■ **Records for this task**
━━━

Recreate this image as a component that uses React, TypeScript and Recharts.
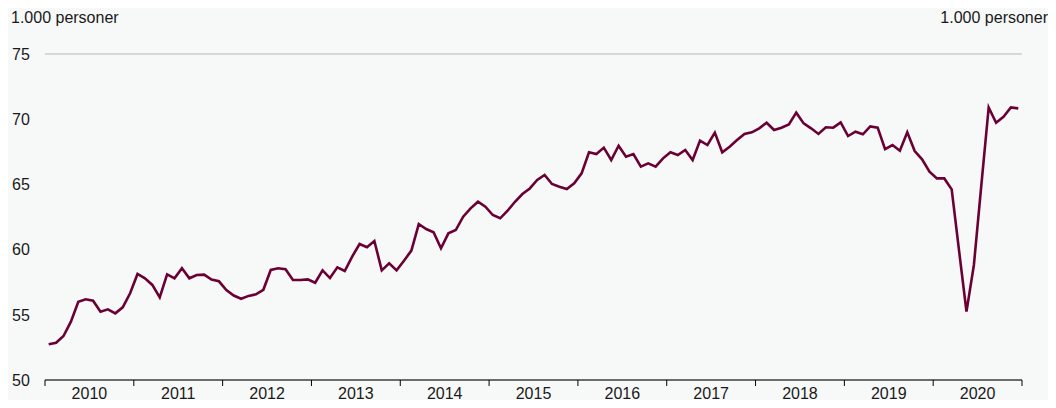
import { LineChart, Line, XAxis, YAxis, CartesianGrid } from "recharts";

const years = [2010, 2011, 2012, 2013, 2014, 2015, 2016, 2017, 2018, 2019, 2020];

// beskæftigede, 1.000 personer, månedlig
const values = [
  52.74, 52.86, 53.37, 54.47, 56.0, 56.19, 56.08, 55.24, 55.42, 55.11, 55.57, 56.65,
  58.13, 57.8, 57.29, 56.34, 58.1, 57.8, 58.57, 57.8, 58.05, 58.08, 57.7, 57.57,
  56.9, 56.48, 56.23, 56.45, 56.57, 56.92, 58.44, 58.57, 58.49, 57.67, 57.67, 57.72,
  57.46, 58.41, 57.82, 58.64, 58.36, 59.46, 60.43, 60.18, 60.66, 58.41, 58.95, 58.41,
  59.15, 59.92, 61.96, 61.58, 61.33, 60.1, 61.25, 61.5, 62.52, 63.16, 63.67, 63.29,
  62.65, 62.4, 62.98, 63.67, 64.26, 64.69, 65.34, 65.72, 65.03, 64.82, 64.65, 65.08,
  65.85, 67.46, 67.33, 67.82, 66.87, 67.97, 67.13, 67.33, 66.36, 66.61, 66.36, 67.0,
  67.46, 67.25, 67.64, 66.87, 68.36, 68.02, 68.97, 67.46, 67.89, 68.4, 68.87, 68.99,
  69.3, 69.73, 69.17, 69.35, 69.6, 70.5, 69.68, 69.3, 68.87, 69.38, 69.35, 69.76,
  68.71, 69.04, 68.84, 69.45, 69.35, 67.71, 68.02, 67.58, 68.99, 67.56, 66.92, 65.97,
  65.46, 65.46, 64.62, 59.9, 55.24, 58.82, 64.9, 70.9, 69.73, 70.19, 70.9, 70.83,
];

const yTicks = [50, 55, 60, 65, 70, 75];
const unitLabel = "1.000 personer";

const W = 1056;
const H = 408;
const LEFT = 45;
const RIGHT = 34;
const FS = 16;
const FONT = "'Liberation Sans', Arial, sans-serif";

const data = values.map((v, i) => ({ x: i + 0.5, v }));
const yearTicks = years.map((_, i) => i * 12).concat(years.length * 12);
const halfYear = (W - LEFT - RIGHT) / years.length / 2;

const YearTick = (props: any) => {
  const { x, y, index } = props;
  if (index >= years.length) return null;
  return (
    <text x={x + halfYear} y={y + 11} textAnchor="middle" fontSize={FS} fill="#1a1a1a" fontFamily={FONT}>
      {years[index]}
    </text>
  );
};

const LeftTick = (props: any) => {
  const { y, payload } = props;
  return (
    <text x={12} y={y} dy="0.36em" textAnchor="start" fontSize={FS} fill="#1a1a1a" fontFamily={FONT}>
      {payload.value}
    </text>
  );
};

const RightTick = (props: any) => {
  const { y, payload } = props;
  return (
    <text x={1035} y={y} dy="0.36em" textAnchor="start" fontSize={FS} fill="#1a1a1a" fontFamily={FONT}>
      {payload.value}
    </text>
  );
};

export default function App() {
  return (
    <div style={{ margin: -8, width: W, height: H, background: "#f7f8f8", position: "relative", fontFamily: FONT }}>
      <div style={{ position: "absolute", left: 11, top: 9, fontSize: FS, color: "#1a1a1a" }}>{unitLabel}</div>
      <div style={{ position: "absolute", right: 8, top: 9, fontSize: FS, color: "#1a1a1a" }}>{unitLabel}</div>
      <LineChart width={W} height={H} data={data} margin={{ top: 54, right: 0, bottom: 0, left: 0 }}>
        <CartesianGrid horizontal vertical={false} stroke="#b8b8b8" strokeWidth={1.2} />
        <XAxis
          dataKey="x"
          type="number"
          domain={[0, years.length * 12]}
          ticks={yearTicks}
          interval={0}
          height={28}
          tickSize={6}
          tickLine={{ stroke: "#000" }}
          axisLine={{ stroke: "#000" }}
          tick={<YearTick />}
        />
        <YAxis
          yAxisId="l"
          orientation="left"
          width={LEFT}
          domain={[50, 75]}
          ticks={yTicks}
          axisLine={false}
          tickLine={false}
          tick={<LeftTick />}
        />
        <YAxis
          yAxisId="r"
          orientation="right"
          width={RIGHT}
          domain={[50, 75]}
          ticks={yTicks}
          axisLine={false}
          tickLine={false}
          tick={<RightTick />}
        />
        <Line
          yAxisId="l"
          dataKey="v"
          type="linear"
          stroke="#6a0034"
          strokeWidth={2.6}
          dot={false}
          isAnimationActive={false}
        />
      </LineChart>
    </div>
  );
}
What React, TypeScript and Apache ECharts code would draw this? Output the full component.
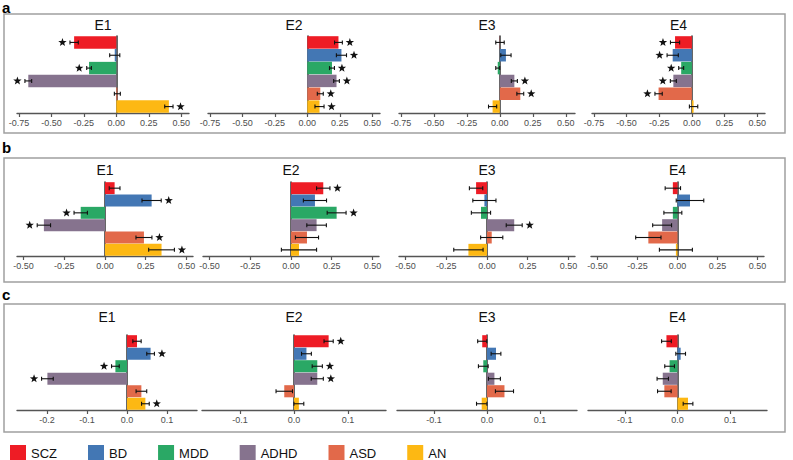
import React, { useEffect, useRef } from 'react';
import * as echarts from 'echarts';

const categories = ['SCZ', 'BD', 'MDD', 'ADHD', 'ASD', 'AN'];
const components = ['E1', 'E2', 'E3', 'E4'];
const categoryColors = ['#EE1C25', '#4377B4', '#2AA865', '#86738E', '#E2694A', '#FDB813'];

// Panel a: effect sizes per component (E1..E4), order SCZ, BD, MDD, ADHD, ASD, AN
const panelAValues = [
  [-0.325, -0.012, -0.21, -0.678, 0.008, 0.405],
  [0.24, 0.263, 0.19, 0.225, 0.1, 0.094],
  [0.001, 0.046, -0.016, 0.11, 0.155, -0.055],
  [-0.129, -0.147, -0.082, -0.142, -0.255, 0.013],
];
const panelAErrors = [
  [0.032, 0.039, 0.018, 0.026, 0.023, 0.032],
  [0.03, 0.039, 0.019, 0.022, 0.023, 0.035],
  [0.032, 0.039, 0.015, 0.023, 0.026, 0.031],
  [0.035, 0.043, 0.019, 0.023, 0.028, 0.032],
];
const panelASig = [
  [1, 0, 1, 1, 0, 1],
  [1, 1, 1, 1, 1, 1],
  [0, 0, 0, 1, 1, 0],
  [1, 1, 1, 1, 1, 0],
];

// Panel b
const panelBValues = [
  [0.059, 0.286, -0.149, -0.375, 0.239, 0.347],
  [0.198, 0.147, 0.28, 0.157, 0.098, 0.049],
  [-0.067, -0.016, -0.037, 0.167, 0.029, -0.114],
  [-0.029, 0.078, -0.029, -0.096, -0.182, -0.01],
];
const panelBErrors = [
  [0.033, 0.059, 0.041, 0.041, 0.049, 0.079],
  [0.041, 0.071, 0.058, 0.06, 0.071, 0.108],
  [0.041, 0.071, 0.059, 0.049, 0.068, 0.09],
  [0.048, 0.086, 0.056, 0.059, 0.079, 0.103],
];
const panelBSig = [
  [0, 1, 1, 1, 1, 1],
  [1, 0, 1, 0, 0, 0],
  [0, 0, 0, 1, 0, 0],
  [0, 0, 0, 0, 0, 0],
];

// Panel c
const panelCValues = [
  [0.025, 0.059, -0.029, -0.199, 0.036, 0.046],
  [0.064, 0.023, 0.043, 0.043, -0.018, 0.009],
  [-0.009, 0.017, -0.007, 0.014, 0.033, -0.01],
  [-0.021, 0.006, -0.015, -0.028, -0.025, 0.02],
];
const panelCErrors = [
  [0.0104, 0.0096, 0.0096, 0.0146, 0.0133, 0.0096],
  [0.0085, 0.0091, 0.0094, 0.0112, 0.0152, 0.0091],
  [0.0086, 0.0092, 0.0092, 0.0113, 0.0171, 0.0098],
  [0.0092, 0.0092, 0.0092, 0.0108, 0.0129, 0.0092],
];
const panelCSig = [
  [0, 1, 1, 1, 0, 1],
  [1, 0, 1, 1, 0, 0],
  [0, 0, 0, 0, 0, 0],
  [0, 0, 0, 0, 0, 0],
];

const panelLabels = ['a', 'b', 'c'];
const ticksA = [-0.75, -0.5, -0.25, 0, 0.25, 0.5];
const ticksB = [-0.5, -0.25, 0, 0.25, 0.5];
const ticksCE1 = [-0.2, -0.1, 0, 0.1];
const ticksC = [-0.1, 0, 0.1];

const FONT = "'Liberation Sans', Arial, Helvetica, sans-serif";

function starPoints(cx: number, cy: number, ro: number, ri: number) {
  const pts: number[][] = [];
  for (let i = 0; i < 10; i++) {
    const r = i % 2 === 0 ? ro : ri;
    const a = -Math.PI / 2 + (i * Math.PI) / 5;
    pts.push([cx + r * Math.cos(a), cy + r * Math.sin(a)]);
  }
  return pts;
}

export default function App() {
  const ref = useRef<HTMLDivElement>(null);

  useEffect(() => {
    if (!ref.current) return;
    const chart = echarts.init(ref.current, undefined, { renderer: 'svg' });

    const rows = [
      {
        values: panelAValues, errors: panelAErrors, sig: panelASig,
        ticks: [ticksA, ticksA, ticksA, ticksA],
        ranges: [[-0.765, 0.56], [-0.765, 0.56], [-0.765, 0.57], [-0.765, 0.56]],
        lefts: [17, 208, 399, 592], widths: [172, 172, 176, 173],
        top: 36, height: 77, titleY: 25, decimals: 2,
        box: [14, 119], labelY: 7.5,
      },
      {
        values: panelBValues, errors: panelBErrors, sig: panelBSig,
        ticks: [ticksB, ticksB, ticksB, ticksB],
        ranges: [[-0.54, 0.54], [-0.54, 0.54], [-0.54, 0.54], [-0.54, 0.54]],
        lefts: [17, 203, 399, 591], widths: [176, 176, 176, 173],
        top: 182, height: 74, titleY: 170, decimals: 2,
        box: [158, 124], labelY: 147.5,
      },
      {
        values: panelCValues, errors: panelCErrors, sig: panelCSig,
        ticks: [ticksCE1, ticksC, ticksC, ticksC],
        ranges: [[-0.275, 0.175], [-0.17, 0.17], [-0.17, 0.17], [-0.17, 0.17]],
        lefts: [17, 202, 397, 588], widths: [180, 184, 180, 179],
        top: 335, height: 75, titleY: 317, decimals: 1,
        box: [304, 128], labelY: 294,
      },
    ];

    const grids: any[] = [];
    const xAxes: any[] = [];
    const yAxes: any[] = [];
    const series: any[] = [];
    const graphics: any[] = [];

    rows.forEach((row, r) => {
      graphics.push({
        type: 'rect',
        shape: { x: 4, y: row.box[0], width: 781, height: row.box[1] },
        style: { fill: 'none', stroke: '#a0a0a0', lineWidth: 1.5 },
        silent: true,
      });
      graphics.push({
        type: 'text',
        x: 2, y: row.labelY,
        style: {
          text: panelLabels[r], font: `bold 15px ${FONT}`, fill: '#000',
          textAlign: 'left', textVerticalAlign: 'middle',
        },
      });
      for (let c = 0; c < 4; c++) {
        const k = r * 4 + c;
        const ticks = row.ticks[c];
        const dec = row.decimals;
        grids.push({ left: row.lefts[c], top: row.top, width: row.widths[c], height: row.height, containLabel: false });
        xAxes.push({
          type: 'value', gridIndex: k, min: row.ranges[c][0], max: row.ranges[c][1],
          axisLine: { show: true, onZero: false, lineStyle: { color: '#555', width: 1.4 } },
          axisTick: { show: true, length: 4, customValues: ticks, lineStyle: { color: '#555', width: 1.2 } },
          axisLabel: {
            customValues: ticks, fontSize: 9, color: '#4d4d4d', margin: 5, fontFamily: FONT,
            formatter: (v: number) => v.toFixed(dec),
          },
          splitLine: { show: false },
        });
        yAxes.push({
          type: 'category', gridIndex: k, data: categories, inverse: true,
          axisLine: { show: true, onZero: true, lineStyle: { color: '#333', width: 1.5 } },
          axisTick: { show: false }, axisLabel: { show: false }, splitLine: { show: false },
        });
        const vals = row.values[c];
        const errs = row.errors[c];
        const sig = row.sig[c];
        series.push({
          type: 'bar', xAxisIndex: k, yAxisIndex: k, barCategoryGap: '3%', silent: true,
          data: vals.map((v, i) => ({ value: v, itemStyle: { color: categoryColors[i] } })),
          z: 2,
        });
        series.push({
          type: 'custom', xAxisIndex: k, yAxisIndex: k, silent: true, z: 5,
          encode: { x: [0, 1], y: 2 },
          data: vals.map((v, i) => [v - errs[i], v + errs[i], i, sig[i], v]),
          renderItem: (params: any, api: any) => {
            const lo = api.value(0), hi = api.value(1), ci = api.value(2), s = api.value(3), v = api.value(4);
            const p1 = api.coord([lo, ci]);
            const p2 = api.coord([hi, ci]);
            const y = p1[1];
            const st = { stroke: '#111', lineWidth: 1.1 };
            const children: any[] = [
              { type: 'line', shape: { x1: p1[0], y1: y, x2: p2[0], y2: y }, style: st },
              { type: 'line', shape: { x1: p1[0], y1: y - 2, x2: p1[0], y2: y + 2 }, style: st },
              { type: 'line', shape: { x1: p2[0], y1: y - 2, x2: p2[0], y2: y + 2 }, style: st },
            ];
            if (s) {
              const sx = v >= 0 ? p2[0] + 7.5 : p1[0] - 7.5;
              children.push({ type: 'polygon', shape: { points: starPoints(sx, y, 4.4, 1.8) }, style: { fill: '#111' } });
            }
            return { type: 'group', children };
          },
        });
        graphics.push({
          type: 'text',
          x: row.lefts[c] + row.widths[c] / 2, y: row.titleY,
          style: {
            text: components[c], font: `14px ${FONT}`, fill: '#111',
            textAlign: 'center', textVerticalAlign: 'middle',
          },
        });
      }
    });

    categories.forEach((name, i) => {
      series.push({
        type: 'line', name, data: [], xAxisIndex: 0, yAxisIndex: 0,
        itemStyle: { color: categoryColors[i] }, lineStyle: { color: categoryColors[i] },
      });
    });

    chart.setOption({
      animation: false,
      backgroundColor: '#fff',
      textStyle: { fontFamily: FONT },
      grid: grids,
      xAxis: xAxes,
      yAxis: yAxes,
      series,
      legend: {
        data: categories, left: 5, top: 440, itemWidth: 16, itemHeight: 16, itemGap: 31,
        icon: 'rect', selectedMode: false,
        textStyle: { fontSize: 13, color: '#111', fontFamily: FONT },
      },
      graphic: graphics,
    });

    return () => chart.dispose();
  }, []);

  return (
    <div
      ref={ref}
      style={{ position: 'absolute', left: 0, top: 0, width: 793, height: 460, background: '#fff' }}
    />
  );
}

━━━

■ **Requirement**
Gather and copy every line of the data in which the string "TypeScript" is found.

■ **Answer to this exercise**
Recreate this image as a component that uses React, TypeScript and Recharts.
What React, TypeScript and Apache ECharts code would draw this? Output the full component.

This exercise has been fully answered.